Ha quattro figli dai 22 agli 11 anni: sui social, mette post in cui cantate, pescate, fate le facce buffe, che padre è?
«Un po’ bambino, ma anche un padre che dà regole. Con me, i ragazzi filano diritto. Gli amici mi dicono: dovremmo darti i nostri figli per una settimana per rimetterli in riga. Ho due fondamentali. Il primo è non spiegare sempre i “no”, ci sono no che è “no e basta”. Il secondo è che, sui no, non devi mollare mai».
A proposito di social, con Matteo Berrettini fa solo selfie o ci gioca anche a tennis?
«A tennis non mi azzardo, ma è un amico e una persona stupenda: mi ha regalato la racchetta con cui ha vinto il Queens. Ed è l’uomo più bello del mondo: se entra in una stanza, qualunque altro uomo sparisce».
Quale direttore della Scala le è più caro?
«Il mio senso di gratitudine eterno, infinito, è per Barenboim, il mio rammarico è non aver conosciuto Gianandrea Gavazzeni. Per il resto, ho conosciuto molti direttori d’orchestra che preferisco vedere sul podio: li concepiamo come intellettuali, ma a volte, se li conosci, deludono, sono intuitivi, ma non di brillante conversazione».

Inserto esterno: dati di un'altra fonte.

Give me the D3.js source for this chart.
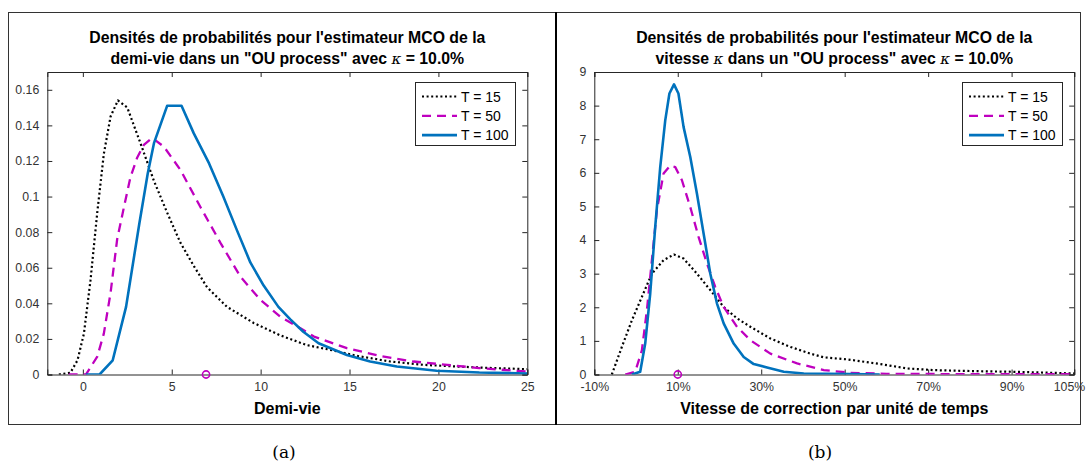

Alle sue celebri cene, i mix sono bizzarri, s’incontrano dall’economista Giulio Sapelli alla «pupa» tv Francesca Cipriani.
«Cipriani è venuta solo una volta, era un capodanno con anche Vanessa Beecroft… Io trovo tutti interessanti, tutto qua».
Ha a che fare con l’interesse per gli altri ereditata da suo padre?
«È una bulimia di umanità mia. E anche un mio difetto: mi riconosco che, per insicurezza, mi piace piacere».